Whether Google paid too much or too little is beside the point. What matters is that the tightly controlled, top-down distribution business for films and television has been displaced by a more open, bottom-up system. Last Christmas, high-definition digital video cameras were available for less than $1,000, in effect making high-quality video production another commodity. Today there is much talk about prime-time television over the internet. How long will it be before entertainment that starts on the internet is bought by ABC or its competitors? The fragmented nature of the internet makes it unlikely that the big-budget blockbuster will disappear altogether. But it will face competition from the surging catalogue of material available on the web.

The rise of internet television will unleash a new wave of consumer power. The Hollywood entertainment model has always relied on centralised technology. TV Guide has been emblematic of the system, informing viewers of what content is available and when they must watch it. An internet television business, by contrast, must be built around pull technology. Search, not schedule, will be the organising principle of the new era of entertainment. Building systems around the whims of the customer will be the test for successful entertainment companies. The old phone companies took years to learn this. They watched their system disappear as cheap long-distance calls, mobile phones, customised pricing packages and then Skype enabled customers to design and manage their own communications systems.

Then there is the need to upgrade the network so that it can handle the surge of video traffic. This is less daunting than it sounds. Thirty years ago, no one doubted that AT&T owned the finest telecoms network. But it was designed around voice, not data. In a few short years it was almost completely rebuilt to transport data, largely by upstart competitors.

To move video over the internet, the network has to be reconfigured again. But this time it requires not full-scale construction, but rethinking the components that lie between the existing fibre in the ground and the customer. So while many analysts are focusing on the next YouTube or MySpace, much of the action is happening deeper down, in the plumbing of the network. Here, hundreds of small, unheard-of companies are working on routing, peering, storage, distribution and content-enabling - the blocking and tackling of the video over the internet revolution. The likely result, a few years hence, will not only be more video entertainment streaming over the internet. We shall also experience it in different ways. The creative tools that make the best interactive websites so compelling will increasingly be part of how we watch what we know as films and television.

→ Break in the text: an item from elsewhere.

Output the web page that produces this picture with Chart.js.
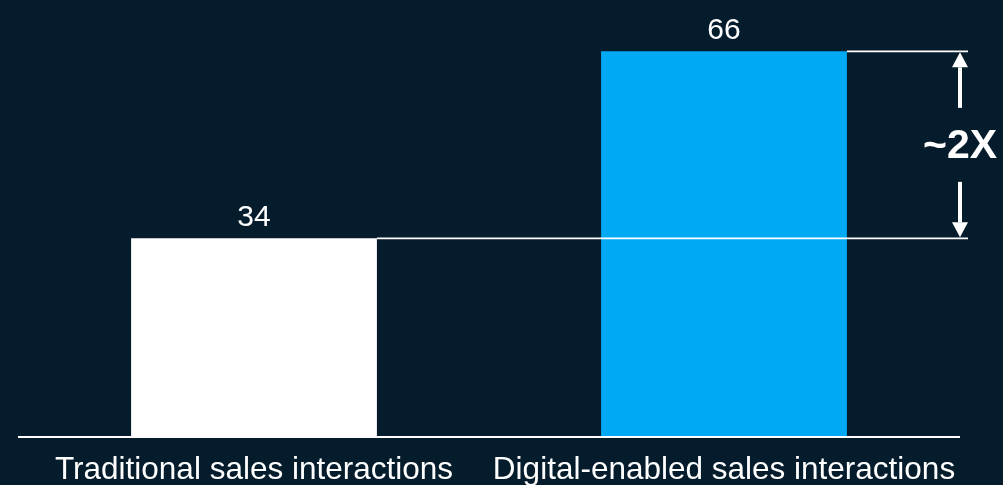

Making this possible requires blowing up many of the orthodoxies that have long governed the entertainment industry. In the 1990s the telecoms industry went through similar tumult, with most of the telecoms incumbents resisting change at every turn. The test for today's media incumbents is whether they have absorbed those lessons and are willing to use the technology of internet television to help cannibalise their long-standing businesses.

The writer is chairman and chief executive of Granahan McCourt Capital, a private investment firm focused on telecoms and media. He is an Emmy Award-winning producer and chairman and CEO of Narrowstep, a London-based internet television company.